A new weight loss medication could spur the same transformation that Ozempic and Wegovy have fueled for thousands of Americans — without off-putting side effects.
Researchers at Syracuse University have developed a molecule that activates the same receptors in the brain as the two famous drugs. Obese mice exposed to it lost 12 percent of their weight over just 16 days.
On top of its weight loss prowess, it also came with no symptoms.
Dubbed GEP44 by researchers, the team hopes the molecule can form the basis of a highly effective weight loss treatment with limited drawbacks in the future.
If successful, the team will have a large market too. GLP-1 drugs such as Wegovy, Ozempic and Mounjaro have flown off shelves in recent years as many doctors see them as a magic bullet to fight America’s obesity crisis.
Ozempic and Wegovy have become increasingly popular thanks to celebrity endorsements and social media. But new research suggests upcoming medications could offer fewer side effects (file photo)
Despite being hailed as one of the most powerful pharmaceutical tools to date, experts have warned it is not a ‘magic pill’ or miracle fix all. Trials have shown that users can rapidly pile pounds back on once they stop taking the fat-fighting drug and it can trigger a variety of nasty side effects. Users commonly complain of nausea, constipation and diarrhea after taking the medication
‘Obesity and diabetes were the pandemic before the COVID-19 pandemic,’ Dr Robert Doyle, a principal investigator of the research from Syracuse, said.

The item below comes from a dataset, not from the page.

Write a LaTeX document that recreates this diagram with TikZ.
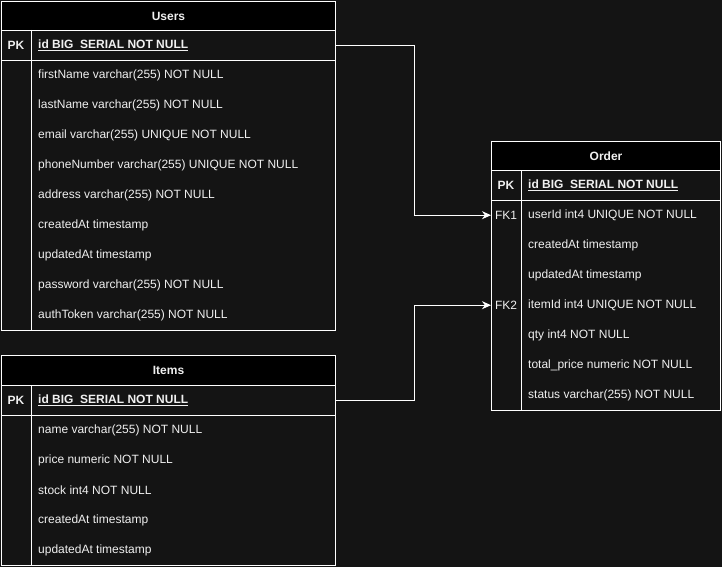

‘They are a massive problem, and they are projected to only get worse.’
The Centers for Disease Control and Prevention reports that 70 percent of Americans are overweight, and 40 percent are obese.
Deaths caused by conditions related to excess weight, such as diabetes, Alzheimer’s and heart disease, have been rising in recent years, too.
This made finding a pharmaceutical cure for obesity a potential cash cow for major medicine brands.
Novo Nordisk, a Danish pharma giant, found great success with its type 2 diabetes drug semaglutide — initially sold under the name Ozempic.
The drug is a GLP-1, which mimics the effects of the hormone naturally produced in a person’s stomach and pancreas.
These hormones signal to the brain that it does not need to eat, reducing a person’s appetite and food cravings.
It also slows down the emptying of the stomach and increases the amount of insulin secreted by the pancreas.
As a result, many patients also experience significant weight loss.
This spurred Novo to repackage semaglutide as a drug targeted specifically against obesity.
Ozempic’s stronger-dosed successor Wegovy received Food and Drug Administration approval in 2021.
It was so popular that it was in shortage for much of 2022, as everyone from average obese Americans to Hollywood’s elite tried to get their hands on it.
Tech mogul Elon Musk even credited Wegovy for his stark body transformation last year.
But, the drugs come with intense side effects. Nausea, diarrhea, vomiting, stomach pain, fatigue, headaches and others are typical for Wegovy users.
‘For a long time, we didn’t think you could separate weight reduction from nausea and vomiting, because they’re linked to the exact same part of the brain,’ Dr Doyle explained.
In their research, which will be presented this week at the American Chemical Society (ACS) spring meeting, Dr Doyle’s team tested their peptide against another Novo GLP-1 drug, liraglutide.
They developed a peptide — a molecule that contains multiple amino acids — that would trigger the brain’s GLP-1 receptor and Peptide YY receptors in the brain, which tell the body to stop eating when stimulated.
They injected a group of mice with the newly formed peptide GEP44, and another with the diabetes drug liraglutide — marketed under the name Victoza.
Mice exposed to the peptide reduced their food intake by 80 percent, proving its appetite-suppressing prowess.
Over the study period, the rodents that used Victoza only lost a third of the weight that the other group did.
On top of its remarkable effectiveness, mice that were injected with GEP44 were not found to have suffered any side effects.
The treatments were also shown to reduce blood sugar by pulling glucose into muscle tissue, where it can be used as fuel, and by converting certain cells in the pancreas into insulin-producing cells.
This helps replace those that are damaged by diabetes.
Those who used Novo’s drug experienced symptoms similar to what would be expected after exposure to a GLP-1.
Dr Doyle explained that reducing these side effects could be a major factor for this peptide’s viability as a main ingredient in a weight loss drug.
‘Within a year, 80 to 90 percent of people who start on these drugs are no longer taking them,’ he explained.
The team plans to test GEP44 in primates next, and eventually determine whether it is suitable for weight loss in humans.